November 3, 2023

Portrait of Madame X by Sargent (1884)

Portrait of Madame X by John Singer Sargent is an enormous painting, nearly two meters tall, of a woman posing flirtatiously in a form-fitting black satin gown with two jeweled straps and a plunging heart-shaped neckline, a dress that both reveals and conceals. She looks off to the right, staring into the middle distance, her mouth tightly closed, her delicate nose turned slightly downward. She has the arrogant look of someone who doesn't have to work for her money. Her right arm is twisted, her hand resting on a bare wooden table. Her left hand, with a wedding ring visible, holds a folded fan. Her brown hair is pulled back from her bare shoulders. The only jewelry she is wearing is a small diamond tiara on her head. The woman's pose - body turned toward the viewer, head in deliberate profile, arm twisted - is somewhat unusual. The painting is dominated by the woman's cold and pale flesh, which contrasts with the dark dress and brown background.
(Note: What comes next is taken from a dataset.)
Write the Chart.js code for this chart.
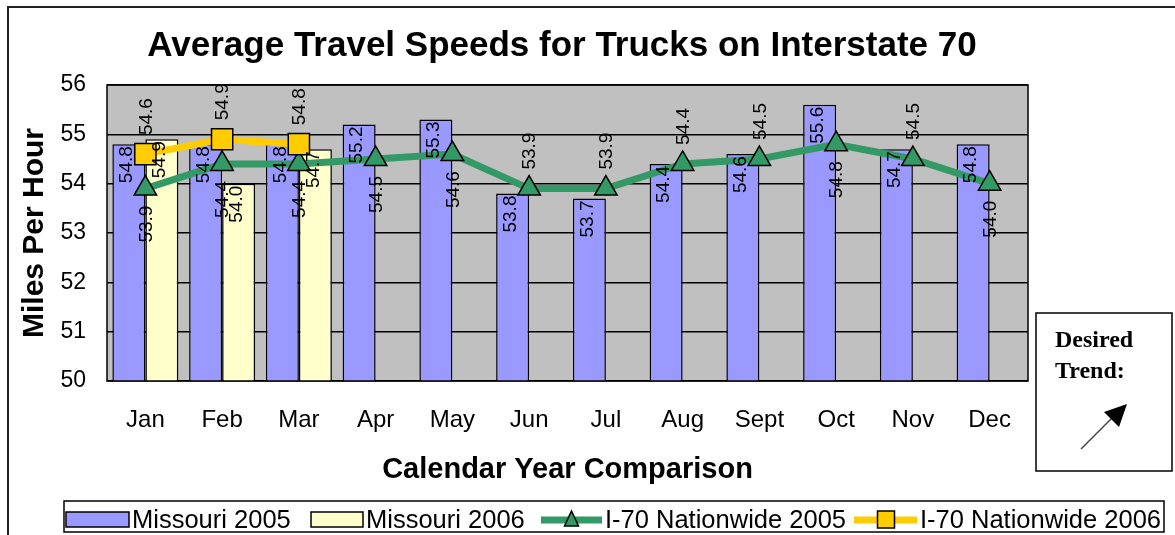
<!DOCTYPE html>
<html>
<head>
<meta charset="utf-8">
<script src="https://cdn.jsdelivr.net/npm/chart.js@4.4.0/dist/chart.umd.min.js"></script>
<style>
  html, body { margin: 0; padding: 0; background: #fff; }
  #wrap { width: 1175px; height: 535px; }
</style>
</head>
<body>
<div id="wrap"><canvas id="chart" width="1175" height="535"></canvas></div>
<script>
// data
const months = ['Jan', 'Feb', 'Mar', 'Apr', 'May', 'Jun', 'Jul', 'Aug', 'Sept', 'Oct', 'Nov', 'Dec'];
const missouri2005 = [54.8, 54.8, 54.8, 55.2, 55.3, 53.8, 53.7, 54.4, 54.6, 55.6, 54.7, 54.8];
const missouri2006 = [54.9, 54.0, 54.7, null, null, null, null, null, null, null, null, null];
const nationwide2005 = [53.9, 54.4, 54.4, 54.5, 54.6, 53.9, 53.9, 54.4, 54.5, 54.8, 54.5, 54.0];
const nationwide2006 = [54.6, 54.9, 54.8, null, null, null, null, null, null, null, null, null];
const yMin = 50;
const yMax = 56;

const BLUE = '#9999FF';
const CREAM = '#FFFFCC';
const GREEN = '#339966';
const GOLD = '#FFCC00';
const PLOT_BG = '#C0C0C0';
const SANS = '"Liberation Sans", Arial, sans-serif';
const SERIF = '"Liberation Serif", "Times New Roman", serif';

// legend symbol slots (x, width), one per dataset
const legendSlots = [[66, 63], [311, 52], [541, 61], [854, 63]];

// gray plot background + frame around plot area
const plotBackground = {
  id: 'plotBackground',
  beforeDraw(chart) {
    const { ctx, chartArea: a } = chart;
    ctx.save();
    ctx.fillStyle = PLOT_BG;
    ctx.fillRect(a.left, a.top, a.right - a.left, a.bottom - a.top);
    ctx.restore();
  },
  afterDraw(chart) {
    const { ctx, chartArea: a } = chart;
    ctx.save();
    ctx.strokeStyle = '#000';
    ctx.lineWidth = 1.5;
    ctx.strokeRect(a.left, a.top, a.right - a.left, a.bottom - a.top);
    ctx.restore();
  }
};

function rotatedLabel(ctx, text, x, y, align) {
  ctx.save();
  ctx.translate(x, y);
  ctx.rotate(-Math.PI / 2);
  ctx.textAlign = align;
  ctx.textBaseline = 'middle';
  ctx.fillText(text, 0, 0);
  ctx.restore();
}

// vertical value labels, like the Excel ones
const valueLabels = {
  id: 'valueLabels',
  afterDatasetsDraw(chart) {
    const { ctx } = chart;
    ctx.save();
    ctx.fillStyle = '#000';
    ctx.font = '19px ' + SANS;
    chart.data.datasets.forEach((ds, i) => {
      const meta = chart.getDatasetMeta(i);
      meta.data.forEach((el, j) => {
        const v = ds.data[j];
        if (v == null) return;
        const txt = v.toFixed(1);
        if (ds.type === 'line') {
          let below = false;
          if (ds.labelSide === 'auto') below = missouri2005[j] - v > 0.35;
          if (below) rotatedLabel(ctx, txt, el.x + 1, el.y + 17, 'right');
          else rotatedLabel(ctx, txt, el.x + 1, el.y - 19, 'left');
        } else {
          rotatedLabel(ctx, txt, el.x - 2, el.y + 2, 'right');
        }
      });
    });
    ctx.restore();
  }
};

// title, legend, outer frame, "Desired Trend" box
const decorations = {
  id: 'decorations',
  afterDraw(chart) {
    const { ctx } = chart;
    ctx.save();

    // outer frame (right/bottom edges fall outside the picture)
    ctx.strokeStyle = '#222';
    ctx.lineWidth = 2;
    ctx.beginPath();
    ctx.moveTo(8, 535);
    ctx.lineTo(8, 7);
    ctx.lineTo(1175, 7);
    ctx.stroke();

    // title
    ctx.fillStyle = '#000';
    ctx.font = 'bold 35px ' + SANS;
    ctx.textAlign = 'center';
    ctx.textBaseline = 'middle';
    ctx.fillText('Average Travel Speeds for Trucks on Interstate 70', 562, 46);

    // legend
    ctx.lineWidth = 1.5;
    ctx.strokeStyle = '#000';
    ctx.strokeRect(64, 501, 1100, 31);
    ctx.font = '25.5px ' + SANS;
    ctx.textAlign = 'left';
    const cy = 520;
    chart.data.datasets.forEach((ds, i) => {
      const [x, w] = legendSlots[i];
      if (ds.type === 'line') {
        ctx.strokeStyle = ds.borderColor;
        ctx.lineWidth = 7;
        ctx.beginPath();
        ctx.moveTo(x, cy);
        ctx.lineTo(x + w, cy);
        ctx.stroke();
        ctx.fillStyle = ds.pointBackgroundColor;
        ctx.strokeStyle = '#000';
        ctx.lineWidth = 1.5;
        ctx.beginPath();
        const mx = x + w / 2;
        if (ds.pointStyle === 'triangle') {
          ctx.moveTo(mx, cy - 9);
          ctx.lineTo(mx + 7, cy + 6);
          ctx.lineTo(mx - 7, cy + 6);
          ctx.closePath();
        } else {
          ctx.rect(mx - 8, cy - 9, 17, 17);
        }
        ctx.fill();
        ctx.stroke();
      } else {
        ctx.fillStyle = ds.backgroundColor;
        ctx.strokeStyle = '#000';
        ctx.lineWidth = 1.5;
        ctx.fillRect(x, cy - 8, w, 15);
        ctx.strokeRect(x, cy - 8, w, 15);
      }
      ctx.fillStyle = '#000';
      ctx.fillText(ds.label, x + w + 3, cy + 1);
    });

    // desired trend box
    ctx.strokeStyle = '#000';
    ctx.lineWidth = 1.5;
    ctx.strokeRect(1036, 313, 136, 158);
    ctx.font = 'bold 24px ' + SERIF;
    ctx.fillStyle = '#000';
    ctx.textBaseline = 'alphabetic';
    ctx.fillText('Desired', 1055, 347);
    ctx.fillText('Trend:', 1055, 378);
    ctx.strokeStyle = '#444';
    ctx.lineWidth = 1.5;
    ctx.beginPath();
    ctx.moveTo(1081, 449);
    ctx.lineTo(1113, 417);
    ctx.stroke();
    ctx.fillStyle = '#000';
    ctx.beginPath();
    ctx.moveTo(1127, 404);
    ctx.lineTo(1119, 427);
    ctx.lineTo(1104, 412);
    ctx.closePath();
    ctx.fill();

    ctx.restore();
  }
};

new Chart(document.getElementById('chart'), {
  type: 'bar',
  data: {
    labels: months,
    datasets: [
      {
        label: 'Missouri 2005',
        data: missouri2005,
        backgroundColor: BLUE,
        borderColor: '#000',
        borderWidth: 1.5,
        categoryPercentage: 0.86,
        barPercentage: 1.0,
        order: 2
      },
      {
        label: 'Missouri 2006',
        data: missouri2006,
        backgroundColor: CREAM,
        borderColor: '#000',
        borderWidth: 1.5,
        categoryPercentage: 0.86,
        barPercentage: 1.0,
        order: 2
      },
      {
        type: 'line',
        label: 'I-70 Nationwide 2005',
        data: nationwide2005,
        borderColor: GREEN,
        borderWidth: 7,
        tension: 0,
        pointStyle: 'triangle',
        pointRadius: 13,
        pointBackgroundColor: GREEN,
        pointBorderColor: '#000',
        pointBorderWidth: 1.5,
        labelSide: 'auto',
        order: 1
      },
      {
        type: 'line',
        label: 'I-70 Nationwide 2006',
        data: nationwide2006,
        borderColor: GOLD,
        borderWidth: 7,
        tension: 0,
        pointStyle: 'rect',
        pointRadius: 15,
        pointBackgroundColor: GOLD,
        pointBorderColor: '#000',
        pointBorderWidth: 1.5,
        labelSide: 'above',
        order: 0
      }
    ]
  },
  options: {
    responsive: false,
    animation: false,
    layout: { padding: { top: 85, right: 147, bottom: 47.6, left: 13 } },
    plugins: {
      legend: { display: false },
      title: { display: false },
      tooltip: { enabled: false }
    },
    scales: {
      x: {
        grid: { display: false, drawTicks: false },
        border: { display: false },
        ticks: { color: '#000', padding: 25, font: { family: SANS, size: 24 } },
        title: {
          display: true,
          text: 'Calendar Year Comparison',
          color: '#000',
          padding: 0,
          font: { family: SANS, size: 29, weight: 'bold', lineHeight: 1.2 }
        },
        afterFit(scale) { scale.height = 106.4; }
      },
      y: {
        min: yMin,
        max: yMax,
        grid: { color: '#000', lineWidth: 1.5, drawTicks: false },
        border: { display: false },
        ticks: { stepSize: 1, color: '#000', padding: 21, font: { family: SANS, size: 23 } },
        title: {
          display: true,
          text: 'Miles Per Hour',
          color: '#000',
          padding: 4,
          font: { family: SANS, size: 30, weight: 'bold', lineHeight: 1.2 }
        },
        afterFit(scale) { scale.width = 94; }
      }
    }
  },
  plugins: [plotBackground, valueLabels, decorations]
});
</script>
</body>
</html>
[Portrait of Madame X by Sargent (1884)]

What are we seeing?

This painting destroyed Sargent's career in France because of the scandal it caused - something that is completely incomprehensible today. The sitter, "Madame X," was Madame Amelie Gautreau, a French-American socialite who had lived in Paris since 1867 and was married to a banker and shipping magnate. She was a fair-skinned brunette with fine, cameo-like features and an hourglass figure. Her unnaturally pale skin was rumored to be caused by the ingestion of small amounts of arsenic, which, combined with the lavender powder she liked to sprinkle all over her body, gave her an unnatural glow. It was this glow that enchanted Sargent - and that he would struggle to capture in the studio. She was admired for her elegance and style. She also attracted much amorous attention, which she did not shy away from, and her extramarital affairs were so well known that they were written up in tabloid scandal sheets.

The painter, Sargent, was in his late twenties and trying to make it in Paris. Sargent hoped to enhance his reputation by painting and exhibiting a portrait of the (in)famous Madame Gautier. The painting was not commissioned by her, and he pursued her for the opportunity, unlike most of his portrait work where clients sought him out. Working with his sitter's complicity, he emphasized her daring personal style by showing the right strap of her gown slipping off her shoulder. Sargent also brought out her true character, as one contemporary put it, "her studied, indifferent, statuesque presence stopped parties, stopped traffic in the street." The painting took more than a year to complete, in part because Sargent could not settle on a pose and sketched Madame Gautreau from many angles. Another reason was that Amelie Gautier had many social engagements and was difficult to book for the necessary painting sessions. Sargent complained of "the unpaintable beauty and hopeless laziness" of Madame Gautreau.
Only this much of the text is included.